There can also be off-resonance decoupling of ^{1}H from ^{13}C nuclei in ^{13}C NMR spectroscopy, where weaker rf irradiation results in what can be thought of as partial decoupling. In such an off-resonance decoupled spectrum, only ^{1}H atoms bonded to a carbon atom will split its ^{13}C signal. The coupling constant, indicating a small frequency difference between split signal peaks, would be smaller than in an undecoupled spectrum.
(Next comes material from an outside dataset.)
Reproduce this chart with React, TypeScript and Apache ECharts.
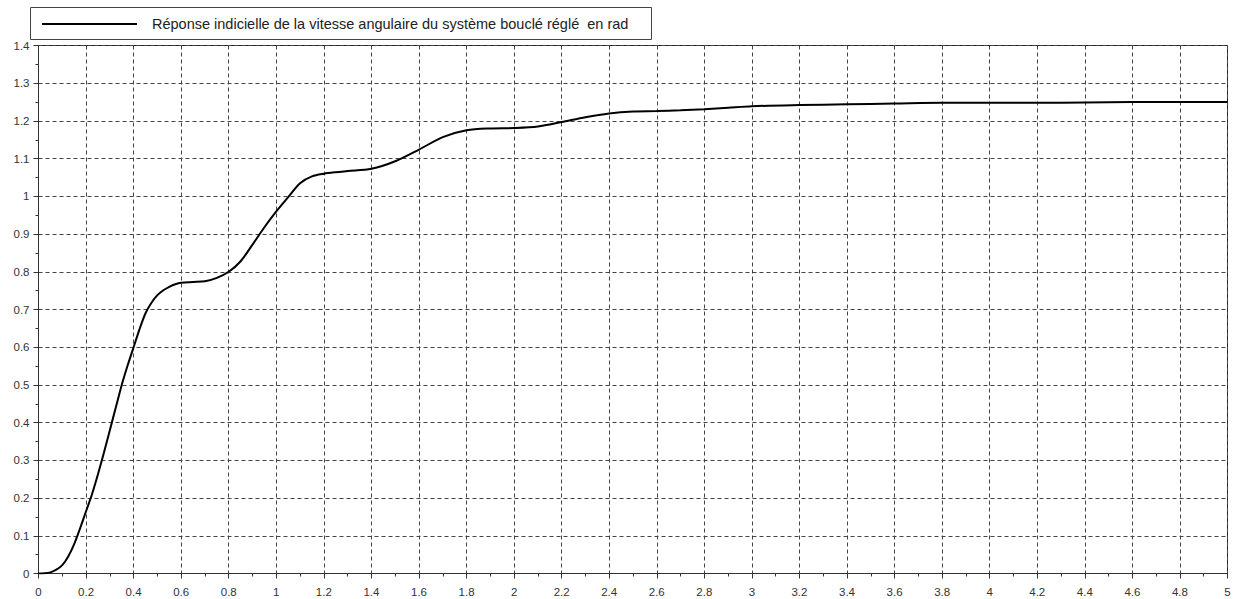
import React, { useEffect, useRef } from "react";
import * as echarts from "echarts";

const seriesName =
  "Réponse indicielle de la vitesse angulaire du système bouclé réglé  en rad";

const time = [
  0, 0.025, 0.05, 0.075, 0.1, 0.125, 0.15, 0.175, 0.2, 0.225, 0.25, 0.275, 0.3,
  0.325, 0.35, 0.375, 0.4, 0.425, 0.45, 0.475, 0.5, 0.525, 0.55, 0.575, 0.6,
  0.65, 0.7, 0.75, 0.8, 0.85, 0.9, 0.95, 1.0, 1.05, 1.1, 1.15, 1.2, 1.25, 1.3,
  1.4, 1.5, 1.6, 1.7, 1.8, 1.9, 2.0, 2.1, 2.2, 2.3, 2.4, 2.5, 2.6, 2.7, 2.8,
  2.9, 3.0, 3.2, 3.4, 3.6, 3.8, 4.0, 4.2, 4.4, 4.6, 4.8, 5.0,
];

const speed = [
  0, 0.0005, 0.003, 0.01, 0.022, 0.045, 0.078, 0.12, 0.165, 0.21, 0.263, 0.32,
  0.38, 0.44, 0.5, 0.552, 0.6, 0.648, 0.69, 0.718, 0.738, 0.751, 0.76, 0.767,
  0.771, 0.773, 0.775, 0.784, 0.8, 0.828, 0.872, 0.918, 0.96, 0.998, 1.035,
  1.053, 1.06, 1.064, 1.067, 1.073, 1.093, 1.124, 1.157, 1.175, 1.18, 1.181,
  1.185, 1.197, 1.21, 1.22, 1.225, 1.226, 1.228, 1.231, 1.235, 1.239, 1.242,
  1.244, 1.246, 1.248, 1.248, 1.248, 1.249, 1.25, 1.25, 1.25,
];

const FONT = "'Liberation Sans', Arial, Helvetica, sans-serif";

export default function App() {
  const ref = useRef<HTMLDivElement>(null);

  useEffect(() => {
    if (!ref.current) return;
    const chart = echarts.init(ref.current, undefined, { renderer: "svg" });
    const data = time.map((t, i) => [t, speed[i]]);
    const gridLine = {
      show: true,
      lineStyle: { color: "#444", width: 1, type: [4, 3] as any },
    };
    const axisCommon = {
      axisLine: { show: true, onZero: false, lineStyle: { color: "#333", width: 1 } },
      axisTick: { show: true, inside: false, length: 5, lineStyle: { color: "#333" } },
      minorTick: { show: true, splitNumber: 2, length: 3, lineStyle: { color: "#333" } },
      splitLine: gridLine,
    };
    chart.setOption({
      animation: false,
      backgroundColor: "#fff",
      textStyle: { fontFamily: FONT },
      grid: {
        left: 38.5,
        right: 6.5,
        top: 45.5,
        bottom: 25.5,
        show: true,
        borderColor: "#222",
        borderWidth: 1,
        backgroundColor: "transparent",
      },
      xAxis: {
        type: "value",
        min: 0,
        max: 5,
        interval: 0.2,
        ...axisCommon,
        axisLabel: {
          show: true,
          margin: 12,
          fontSize: 11.5,
          color: "#333",
          fontFamily: FONT,
          showMinLabel: true,
          showMaxLabel: true,
        },
      },
      yAxis: {
        type: "value",
        min: 0,
        max: 1.4,
        interval: 0.1,
        ...axisCommon,
        axisLabel: {
          show: true,
          margin: 9,
          fontSize: 11.5,
          color: "#333",
          fontFamily: FONT,
          showMinLabel: true,
          showMaxLabel: true,
        },
      },
      series: [
        {
          name: seriesName,
          type: "line",
          data,
          showSymbol: false,
          symbol: "none",
          smooth: 0.3,
          lineStyle: { color: "#000", width: 2 },
          z: 5,
        },
      ],
      graphic: [
        {
          type: "rect",
          shape: { x: 30.5, y: 7.5, width: 621, height: 32 },
          style: { fill: "#fff", stroke: "#444", lineWidth: 1 },
          z: 10,
        },
        {
          type: "line",
          shape: { x1: 42, y1: 24, x2: 137, y2: 24 },
          style: { stroke: "#000", lineWidth: 2 },
          z: 11,
        },
        {
          type: "text",
          x: 152,
          y: 24,
          style: {
            text: seriesName,
            fill: "#222",
            font: `14.5px ${FONT}`,
            verticalAlign: "middle",
            align: "left",
          },
          z: 11,
        },
      ],
    });
    return () => chart.dispose();
  }, []);

  return (
    <div
      ref={ref}
      style={{ position: "fixed", left: 0, top: 0, width: 1234, height: 599, background: "#fff" }}
    />
  );
}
Looking at a compound's off-resonance proton-decoupled ^{13}C spectrum can show how many hydrogens are bonded to the carbon atoms to further help elucidate the chemical structure. For most organic compounds, carbons bonded to 3 hydrogens (methyls) would appear as quartets (4-peak signals), carbons bonded to 2 equivalent hydrogens would appear as triplets (3-peak signals), carbons bonded to 1 hydrogen would be doublets (2-peak signals), and carbons not bonded directly to any hydrogens would be singlets (1-peak signals).

Another decoupling method is specific proton decoupling (also called band-selective or narrowband). Here the selected "narrow" ^{1}H frequency band of the (soft) decoupling RF pulse covers only a certain part of all ^{1}H signals present in the spectrum. This can serve two purposes: (1) decreasing the deposited energy through additionally adjusting the RF pulse shapes/using composite pulses, (2) elucidating connectivities of NMR nuclei (applicable with both heteronuclear and homonuclear decoupling). Point 2 can be accomplished via decoupling e.g. of a single ^{1}H signal which then leads to the collapse of the J coupling pattern of only those observed heteronuclear or non-decoupled ^{1}H signals which are J coupled to the irradiated ^{1}H signal. Other parts of the spectrum remain unaffected. In other words this specific decoupling method is useful for signal assignments which is a crucial step for further analyses e.g. with the aim of solving a molecular structure.
Note that more complex phenomena might be observed when for example the decoupled ^{1}H nuclei are exchanging with non-decoupled ^{1}H nuclei in the sample with the exchange process taking place on the NMR time scale. This is exploited e.g. with chemical exchange saturation transfer (CEST) contrast agents in in vivo magnetic resonance spectroscopy.